In this Musical Moment, VocalEssence artistic director and founder Philip Brunelle shares insider information and beautiful music by the composer Antonín Dvořák.
Antonín Dvořák
1841-1904
Antonín Dvořák, the Czech composer, was the first Bohemian composer to achieve worldwide recognition, noted for turning folk material into 19th-century Romantic music. He came to know music early and became an accomplished violinist at a young age; an amateur music-maker that accompanied the dances of the local couples. When he was about 12 years old, he moved to Zlonice to live with an aunt and uncle and began studying harmony, piano, and organ. In 1857 a perceptive music teacher persuaded his father to enroll him at the Institute for Church Music in Prague.
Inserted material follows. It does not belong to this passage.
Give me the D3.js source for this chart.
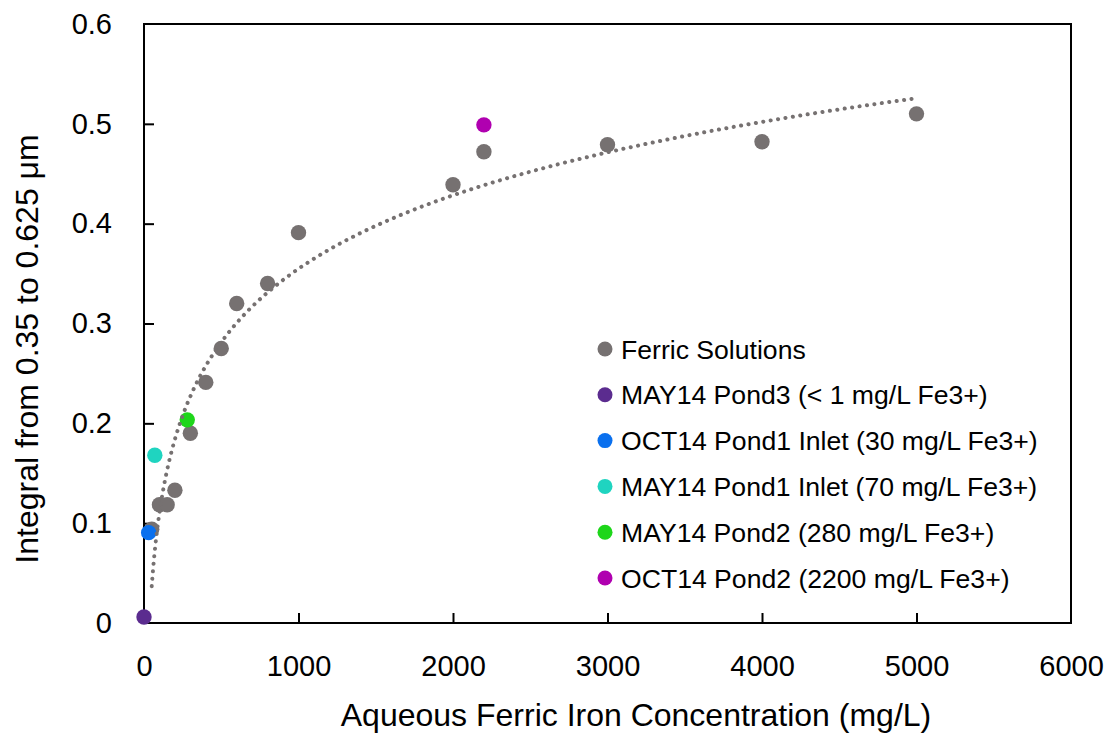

In 1875 Dvořák was awarded a state grant by the Austrian government, and he met Johannes Brahms, with whom he formed a close and fruitful friendship. Dvořák, later accepted the post of director of the newly established National Conservatory of Music in New York City in 1892, and, during his years in the United States, he traveled as far west as Iowa. Dvořák’s technical fluency and abundant melodic inspiration helped him create a large and varied output. His choral works, so popular when they first appeared, have suffered the fate of most late 19th-century choral music, yet the Stabat Mater and Te Deum are among his most cherished choral pieces.